Spending her capital on social issues will deliver a low return on investment. The real gains at this stage of the cycle are to be made in economic policy. These are hard issues to deliver rapid change on, but her political capital would be best spent in the realms of infrastructure, immigration and, sure, trade. She needs to be a mama with a bulldozer.
Yes, business confidence surveys are a kind of passing beauty contest and beauty is in the eye of the beholder. And, no, this isn't a winter of discontent a la 2000. Business is not as hostile or organised. A low dollar, reasonable commodity prices and increased spending are all good signs. But Labour still has much to do to convince business leaders - and even smaller business owners - they are a safe pair of hands.
Newsroom has helpfully pointed out too, why there is reason to be wary: unemployment up for the first time since 2016, two construction firms toppling, and house prices falling nationally. There's also the spectre of strike action in two major sectors - health and education.

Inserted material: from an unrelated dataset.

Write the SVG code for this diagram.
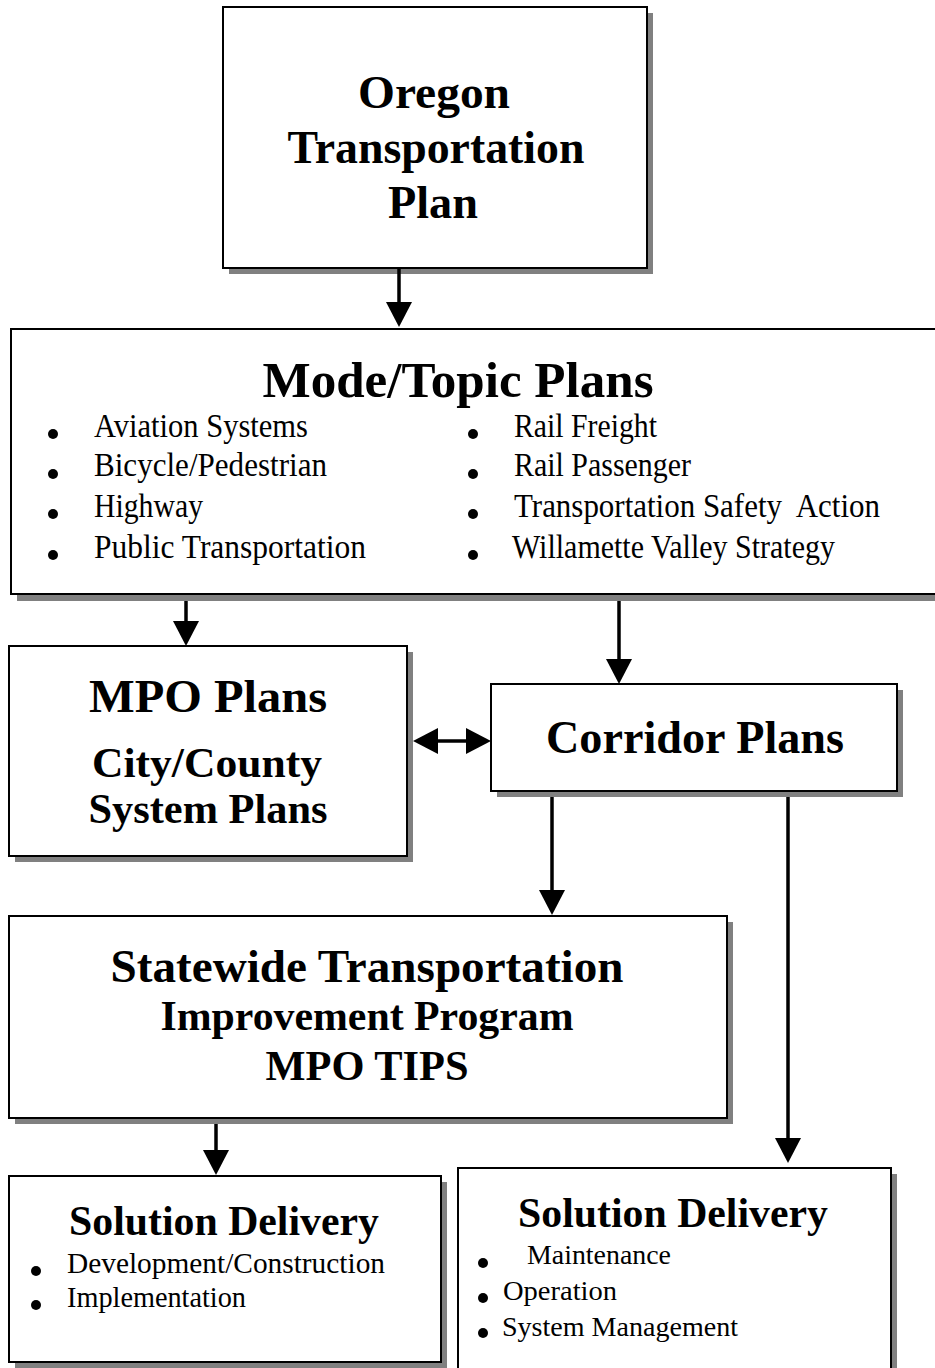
<svg xmlns="http://www.w3.org/2000/svg" width="935" height="1368" viewBox="0 0 935 1368">
<style>
.box{fill:#fff;stroke:#000;stroke-width:2}
.shadow{fill:#808080}
.t{font-family:'Liberation Serif','Times New Roman',Times,serif;font-weight:bold;fill:#000;text-anchor:middle}
.b{font-family:'Liberation Serif','Times New Roman',Times,serif;fill:#000}
.dot{fill:#000}
.conn{stroke:#000;stroke-width:3.5;fill:none}
</style>
<defs>
<marker id="ah" markerUnits="userSpaceOnUse" markerWidth="26" markerHeight="26" refX="15" refY="13" orient="auto-start-reverse" viewBox="0 0 26 26">
<path d="M0,0 L25,13 L0,26 z" fill="#000"/>
</marker>
</defs>
<rect width="935" height="1368" fill="#fff"/>

<g id="otp">
<rect class="shadow" x="229" y="13" width="424" height="261"/>
<rect class="box" x="223" y="7" width="424" height="261"/>
<text class="t" x="434" y="108" font-size="47" textLength="152" lengthAdjust="spacingAndGlyphs">Oregon</text>
<text class="t" x="436" y="163" font-size="47" textLength="297" lengthAdjust="spacingAndGlyphs">Transportation</text>
<text class="t" x="433" y="218" font-size="47" textLength="90" lengthAdjust="spacingAndGlyphs">Plan</text>
</g>

<g id="mode">
<rect class="shadow" x="17" y="335" width="940" height="266"/>
<rect class="box" x="11" y="329" width="940" height="265"/>
<text class="t" x="458" y="397" font-size="51" textLength="391" lengthAdjust="spacingAndGlyphs">Mode/Topic Plans</text>
<circle class="dot" cx="53" cy="434" r="5"/>
<circle class="dot" cx="53" cy="474" r="5"/>
<circle class="dot" cx="53" cy="514" r="5"/>
<circle class="dot" cx="53" cy="555" r="5"/>
<circle class="dot" cx="473" cy="434" r="5"/>
<circle class="dot" cx="473" cy="474" r="5"/>
<circle class="dot" cx="473" cy="514" r="5"/>
<circle class="dot" cx="473" cy="555" r="5"/>
<text class="b" x="94" y="437" font-size="33" textLength="214" lengthAdjust="spacingAndGlyphs">Aviation Systems</text>
<text class="b" x="94" y="476" font-size="33" textLength="233" lengthAdjust="spacingAndGlyphs">Bicycle/Pedestrian</text>
<text class="b" x="94" y="517" font-size="33" textLength="109" lengthAdjust="spacingAndGlyphs">Highway</text>
<text class="b" x="94" y="558" font-size="33" textLength="272" lengthAdjust="spacingAndGlyphs">Public Transportation</text>
<text class="b" x="514" y="437" font-size="33" textLength="143" lengthAdjust="spacingAndGlyphs">Rail Freight</text>
<text class="b" x="514" y="476" font-size="33" textLength="177" lengthAdjust="spacingAndGlyphs">Rail Passenger</text>
<text class="b" x="514" y="517" font-size="33" textLength="366" lengthAdjust="spacingAndGlyphs" xml:space="preserve">Transportation Safety  Action</text>
<text class="b" x="512" y="558" font-size="33" textLength="323" lengthAdjust="spacingAndGlyphs">Willamette Valley Strategy</text>
</g>

<g id="mpo">
<rect class="shadow" x="15" y="652" width="398" height="210"/>
<rect class="box" x="9" y="646" width="398" height="210"/>
<text class="t" x="208" y="712" font-size="46" textLength="238" lengthAdjust="spacingAndGlyphs">MPO Plans</text>
<text class="t" x="207" y="777" font-size="42" textLength="230" lengthAdjust="spacingAndGlyphs">City/County</text>
<text class="t" x="208" y="823" font-size="42" textLength="239" lengthAdjust="spacingAndGlyphs">System Plans</text>
</g>

<g id="corridor">
<rect class="shadow" x="497" y="690" width="406" height="107"/>
<rect class="box" x="491" y="684" width="406" height="107"/>
<text class="t" x="695" y="753" font-size="47" textLength="298" lengthAdjust="spacingAndGlyphs">Corridor Plans</text>
</g>

<g id="stip">
<rect class="shadow" x="15" y="922" width="718" height="202"/>
<rect class="box" x="9" y="916" width="718" height="202"/>
<text class="t" x="367" y="982" font-size="47" textLength="513" lengthAdjust="spacingAndGlyphs">Statewide Transportation</text>
<text class="t" x="367" y="1030" font-size="43" textLength="413" lengthAdjust="spacingAndGlyphs">Improvement Program</text>
<text class="t" x="367" y="1080" font-size="43" textLength="203" lengthAdjust="spacingAndGlyphs">MPO TIPS</text>
</g>

<g id="solution-left">
<rect class="shadow" x="15" y="1182" width="432" height="186"/>
<rect class="box" x="9" y="1176" width="432" height="186"/>
<text class="t" x="224" y="1235" font-size="43" textLength="310" lengthAdjust="spacingAndGlyphs">Solution Delivery</text>
<circle class="dot" cx="36" cy="1271" r="5"/>
<circle class="dot" cx="36" cy="1305" r="5"/>
<text class="b" x="67" y="1273" font-size="30" textLength="318" lengthAdjust="spacingAndGlyphs">Development/Construction</text>
<text class="b" x="67" y="1307" font-size="30" textLength="179" lengthAdjust="spacingAndGlyphs">Implementation</text>
</g>

<g id="solution-right">
<rect class="shadow" x="464" y="1174" width="433" height="220"/>
<rect class="box" x="458" y="1168" width="433" height="220"/>
<text class="t" x="673" y="1227" font-size="43" textLength="310" lengthAdjust="spacingAndGlyphs">Solution Delivery</text>
<circle class="dot" cx="483" cy="1263" r="5"/>
<circle class="dot" cx="483" cy="1298" r="5"/>
<circle class="dot" cx="483" cy="1333" r="5"/>
<text class="b" x="527" y="1264" font-size="28" textLength="144" lengthAdjust="spacingAndGlyphs">Maintenance</text>
<text class="b" x="503" y="1300" font-size="28" textLength="114" lengthAdjust="spacingAndGlyphs">Operation</text>
<text class="b" x="502" y="1336" font-size="28" textLength="236" lengthAdjust="spacingAndGlyphs">System Management</text>
</g>

<g id="connectors">
<line class="conn" x1="399" y1="268" x2="399" y2="317" marker-end="url(#ah)"/>
<line class="conn" x1="186" y1="601" x2="186" y2="636" marker-end="url(#ah)"/>
<line class="conn" x1="619" y1="601" x2="619" y2="674" marker-end="url(#ah)"/>
<line class="conn" x1="423" y1="741" x2="481" y2="741" marker-start="url(#ah)" marker-end="url(#ah)"/>
<line class="conn" x1="552" y1="797" x2="552" y2="905" marker-end="url(#ah)"/>
<line class="conn" x1="788" y1="797" x2="788" y2="1153" marker-end="url(#ah)"/>
<line class="conn" x1="216" y1="1124" x2="216" y2="1165" marker-end="url(#ah)"/>
</g>
</svg>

Ardern has promised a major speech on the economy within a month, and it is sorely needed. Labour needs to rediscover its sense of purpose and direction, and economic issues have to be at the core of that. It's probably too much to hope that it will finally acknowledge the need for new borrowing to tackle the infrastructure drought. That would be the smart place to spend her political capital
But it must at least start setting the agenda again with not just schemes and working groups, but practical policy. It needs to show confidence and competence.
Frankly, with Ardern's return the government needs a reset. It needs to stop drifting and get down to business. These next few months, as Ardern returns to scene three and with the political glow of pregnancy behind her, will be crucial. In many ways the 2020 campaign begins now.